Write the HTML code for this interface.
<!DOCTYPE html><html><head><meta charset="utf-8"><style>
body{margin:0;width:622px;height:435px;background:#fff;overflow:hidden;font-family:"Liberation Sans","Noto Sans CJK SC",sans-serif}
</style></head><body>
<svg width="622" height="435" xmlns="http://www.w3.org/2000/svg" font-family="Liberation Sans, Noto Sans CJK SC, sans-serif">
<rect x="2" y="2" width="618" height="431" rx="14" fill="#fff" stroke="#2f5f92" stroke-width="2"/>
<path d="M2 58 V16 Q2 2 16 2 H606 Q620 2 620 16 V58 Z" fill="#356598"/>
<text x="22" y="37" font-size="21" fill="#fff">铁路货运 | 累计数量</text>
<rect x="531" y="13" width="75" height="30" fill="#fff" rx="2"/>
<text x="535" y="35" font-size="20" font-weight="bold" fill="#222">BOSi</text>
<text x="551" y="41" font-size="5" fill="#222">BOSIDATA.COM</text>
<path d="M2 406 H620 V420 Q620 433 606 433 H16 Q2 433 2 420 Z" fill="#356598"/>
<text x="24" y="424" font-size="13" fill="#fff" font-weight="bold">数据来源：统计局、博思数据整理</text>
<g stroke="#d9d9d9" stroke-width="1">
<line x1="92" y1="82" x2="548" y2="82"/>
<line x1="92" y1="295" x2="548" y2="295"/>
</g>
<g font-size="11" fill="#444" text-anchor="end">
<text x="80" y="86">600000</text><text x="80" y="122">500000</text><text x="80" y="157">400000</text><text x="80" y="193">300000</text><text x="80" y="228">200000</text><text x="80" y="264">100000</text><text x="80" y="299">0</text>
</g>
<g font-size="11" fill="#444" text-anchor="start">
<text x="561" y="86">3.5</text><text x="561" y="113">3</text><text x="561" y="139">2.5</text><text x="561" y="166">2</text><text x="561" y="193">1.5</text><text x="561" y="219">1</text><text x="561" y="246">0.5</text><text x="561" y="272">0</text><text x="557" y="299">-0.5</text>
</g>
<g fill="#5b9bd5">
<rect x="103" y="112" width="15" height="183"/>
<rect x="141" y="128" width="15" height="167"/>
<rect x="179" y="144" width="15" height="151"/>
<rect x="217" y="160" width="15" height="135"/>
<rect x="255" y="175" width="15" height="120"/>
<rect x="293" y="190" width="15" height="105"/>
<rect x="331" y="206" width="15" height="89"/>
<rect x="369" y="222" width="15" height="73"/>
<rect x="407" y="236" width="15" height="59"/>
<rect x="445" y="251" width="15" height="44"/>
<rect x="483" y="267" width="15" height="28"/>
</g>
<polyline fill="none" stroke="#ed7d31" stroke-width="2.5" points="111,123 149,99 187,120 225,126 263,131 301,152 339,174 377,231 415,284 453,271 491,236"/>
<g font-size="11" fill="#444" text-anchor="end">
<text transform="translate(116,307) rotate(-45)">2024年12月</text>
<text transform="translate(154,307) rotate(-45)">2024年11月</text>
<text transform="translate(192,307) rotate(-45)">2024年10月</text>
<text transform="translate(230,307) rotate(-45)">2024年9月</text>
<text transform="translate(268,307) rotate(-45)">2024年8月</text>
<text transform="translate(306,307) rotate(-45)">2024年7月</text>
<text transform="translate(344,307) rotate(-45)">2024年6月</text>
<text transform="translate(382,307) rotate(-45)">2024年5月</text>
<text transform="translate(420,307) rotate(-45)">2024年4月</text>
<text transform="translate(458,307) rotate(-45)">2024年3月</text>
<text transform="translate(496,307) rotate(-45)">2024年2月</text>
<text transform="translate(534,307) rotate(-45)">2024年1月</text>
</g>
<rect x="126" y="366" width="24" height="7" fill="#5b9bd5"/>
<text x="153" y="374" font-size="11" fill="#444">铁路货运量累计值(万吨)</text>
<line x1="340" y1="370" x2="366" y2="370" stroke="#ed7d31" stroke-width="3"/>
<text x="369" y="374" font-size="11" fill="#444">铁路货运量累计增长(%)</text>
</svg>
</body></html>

==

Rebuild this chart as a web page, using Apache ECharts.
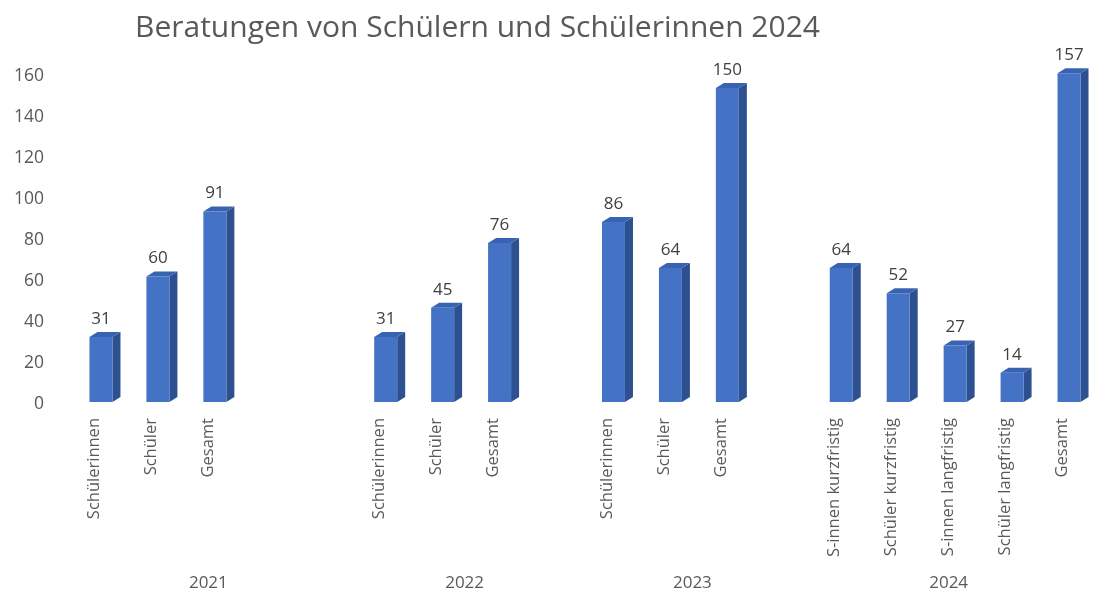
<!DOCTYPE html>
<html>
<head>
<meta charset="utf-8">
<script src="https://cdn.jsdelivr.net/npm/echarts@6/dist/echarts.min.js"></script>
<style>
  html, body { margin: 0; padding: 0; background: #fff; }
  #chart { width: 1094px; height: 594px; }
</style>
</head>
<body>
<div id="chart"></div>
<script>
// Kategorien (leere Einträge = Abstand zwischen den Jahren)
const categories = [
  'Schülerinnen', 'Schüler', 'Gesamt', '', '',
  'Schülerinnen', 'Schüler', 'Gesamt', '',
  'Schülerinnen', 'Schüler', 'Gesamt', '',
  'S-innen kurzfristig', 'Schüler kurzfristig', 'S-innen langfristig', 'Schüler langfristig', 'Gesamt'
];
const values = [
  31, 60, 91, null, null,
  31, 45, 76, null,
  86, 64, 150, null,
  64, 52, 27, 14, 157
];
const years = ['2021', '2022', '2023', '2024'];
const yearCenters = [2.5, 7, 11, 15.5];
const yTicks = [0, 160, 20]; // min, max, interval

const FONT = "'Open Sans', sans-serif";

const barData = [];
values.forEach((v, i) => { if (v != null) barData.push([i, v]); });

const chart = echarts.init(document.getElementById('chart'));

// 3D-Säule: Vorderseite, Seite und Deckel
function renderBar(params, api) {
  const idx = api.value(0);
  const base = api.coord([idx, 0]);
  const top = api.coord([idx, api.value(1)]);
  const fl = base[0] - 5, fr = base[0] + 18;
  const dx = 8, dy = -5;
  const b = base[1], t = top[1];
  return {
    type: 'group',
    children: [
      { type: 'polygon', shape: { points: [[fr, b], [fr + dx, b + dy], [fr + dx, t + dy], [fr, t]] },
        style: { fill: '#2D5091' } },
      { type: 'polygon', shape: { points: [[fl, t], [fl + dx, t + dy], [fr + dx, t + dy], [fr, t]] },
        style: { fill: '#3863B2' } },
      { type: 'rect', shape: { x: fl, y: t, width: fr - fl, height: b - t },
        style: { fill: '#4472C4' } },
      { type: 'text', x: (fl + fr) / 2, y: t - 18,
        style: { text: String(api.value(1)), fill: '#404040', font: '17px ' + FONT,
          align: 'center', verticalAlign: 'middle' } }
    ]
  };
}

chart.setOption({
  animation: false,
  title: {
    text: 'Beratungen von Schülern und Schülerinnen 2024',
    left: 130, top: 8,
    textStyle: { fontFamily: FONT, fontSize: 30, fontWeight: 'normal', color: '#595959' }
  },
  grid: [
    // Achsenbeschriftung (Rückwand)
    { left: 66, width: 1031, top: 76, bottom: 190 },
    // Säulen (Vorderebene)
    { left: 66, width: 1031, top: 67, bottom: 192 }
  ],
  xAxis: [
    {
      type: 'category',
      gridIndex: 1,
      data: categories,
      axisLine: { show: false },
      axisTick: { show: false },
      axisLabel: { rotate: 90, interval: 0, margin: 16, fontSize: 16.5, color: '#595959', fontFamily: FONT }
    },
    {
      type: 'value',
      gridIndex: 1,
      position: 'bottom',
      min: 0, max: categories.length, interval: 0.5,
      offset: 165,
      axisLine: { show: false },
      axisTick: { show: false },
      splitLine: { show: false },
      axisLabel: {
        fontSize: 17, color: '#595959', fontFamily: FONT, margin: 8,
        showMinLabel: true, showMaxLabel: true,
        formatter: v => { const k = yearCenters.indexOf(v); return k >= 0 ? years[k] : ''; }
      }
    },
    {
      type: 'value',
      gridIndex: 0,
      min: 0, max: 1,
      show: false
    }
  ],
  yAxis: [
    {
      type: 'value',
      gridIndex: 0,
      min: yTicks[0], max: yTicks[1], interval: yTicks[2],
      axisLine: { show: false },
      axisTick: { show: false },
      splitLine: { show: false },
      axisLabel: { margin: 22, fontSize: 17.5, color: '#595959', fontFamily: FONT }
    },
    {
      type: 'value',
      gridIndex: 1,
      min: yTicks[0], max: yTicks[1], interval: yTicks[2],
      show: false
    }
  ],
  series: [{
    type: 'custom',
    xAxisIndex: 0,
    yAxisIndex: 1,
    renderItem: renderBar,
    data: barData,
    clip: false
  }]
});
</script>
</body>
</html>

* * *

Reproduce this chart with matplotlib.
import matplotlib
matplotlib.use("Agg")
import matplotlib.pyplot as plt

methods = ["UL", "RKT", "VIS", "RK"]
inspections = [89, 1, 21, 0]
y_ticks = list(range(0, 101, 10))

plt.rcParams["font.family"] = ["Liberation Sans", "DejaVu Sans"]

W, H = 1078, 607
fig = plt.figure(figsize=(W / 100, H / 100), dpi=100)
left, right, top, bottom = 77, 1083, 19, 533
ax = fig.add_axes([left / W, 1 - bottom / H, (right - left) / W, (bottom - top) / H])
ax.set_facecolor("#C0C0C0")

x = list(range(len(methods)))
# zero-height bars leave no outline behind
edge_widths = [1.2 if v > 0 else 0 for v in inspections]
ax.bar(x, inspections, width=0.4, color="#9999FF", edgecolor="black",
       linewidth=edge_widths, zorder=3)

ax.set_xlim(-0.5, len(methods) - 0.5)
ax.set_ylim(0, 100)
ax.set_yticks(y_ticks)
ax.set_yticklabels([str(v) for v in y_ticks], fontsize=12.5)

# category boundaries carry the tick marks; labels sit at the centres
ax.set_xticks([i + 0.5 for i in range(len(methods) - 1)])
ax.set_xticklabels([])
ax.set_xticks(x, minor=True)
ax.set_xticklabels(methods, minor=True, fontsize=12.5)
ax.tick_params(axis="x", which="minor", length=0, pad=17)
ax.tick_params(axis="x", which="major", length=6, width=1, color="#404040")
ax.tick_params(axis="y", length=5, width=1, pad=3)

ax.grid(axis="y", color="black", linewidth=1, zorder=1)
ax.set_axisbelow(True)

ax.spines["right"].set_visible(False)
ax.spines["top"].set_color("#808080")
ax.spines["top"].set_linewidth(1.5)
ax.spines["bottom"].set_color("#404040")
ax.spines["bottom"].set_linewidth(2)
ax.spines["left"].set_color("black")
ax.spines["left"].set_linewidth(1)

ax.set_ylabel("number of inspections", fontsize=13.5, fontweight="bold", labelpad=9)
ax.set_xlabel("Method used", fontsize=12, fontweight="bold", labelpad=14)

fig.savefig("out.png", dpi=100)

[GIVEN TASK]:
Copy down every line of the entries containing the word "this".

[REPLY]:
Write the HTML code for this interface.
Rebuild this chart as a web page, using Apache ECharts.
Reproduce this chart with matplotlib.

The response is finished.